A corporate lawyer who previously served as attorney general under Republican President George HW Bush in the early 1990s, Barr has been praised by politicians from both parties as someone who is deeply familiar with the workings of the Justice Department and does not owe his career to Trump.
He is expected to win confirmation in the Republican-controlled chamber.
If he wins the job, Barr’s independence could be put to the test when Mueller wraps up his investigation into the Trump campaign’s possible ties to Russia during the 2016 election.
The Republican president has repeatedly criticised the investigation as a “witch-hunt” and denies any collusion with Moscow.
Barr criticised the investigation last year in a memo to the Justice Department, but he told the committee in confirmation hearings three weeks ago that he would allow Mueller to conclude his work and said he would make as much of his findings public as possible.
But Barr has refused to promise that he will release the report in its entirety, citing Justice Department regulations that encourage prosecutors not to criticise people who they do not end up charging with criminal behaviour.

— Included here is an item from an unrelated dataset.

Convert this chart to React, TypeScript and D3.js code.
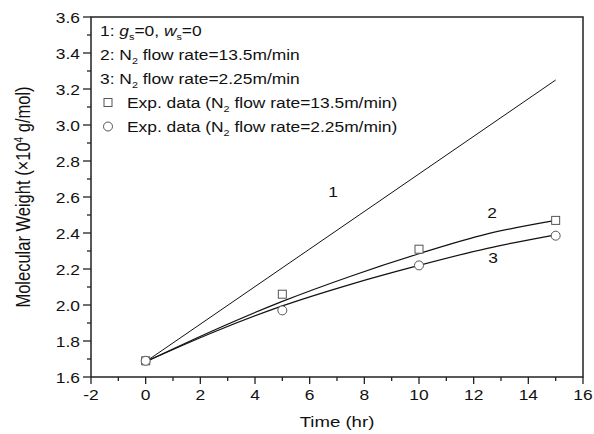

“We need a steady hand at the Department of Justice and I believe he would provide that steady hand,” said Senator Lindsey Graham, the Republican chairman of the Judiciary Committee.
Graham said that if Barr were to prevent release of a report by Mueller, he would support legislation being pushed by Senators Chuck Grassley, Republican of Iowa, to require full transparency from the Special Counsel.
But Democratic Senator Richard Blumenthal said that, the “central issue for us, on the Attorney General of the United States, is will he be the people’s lawyer or the president’s? Will he put first the public’s interest or the president’s? At no time in our history has that issue been more central. We are already seeing dangerous threats to the rule of law.”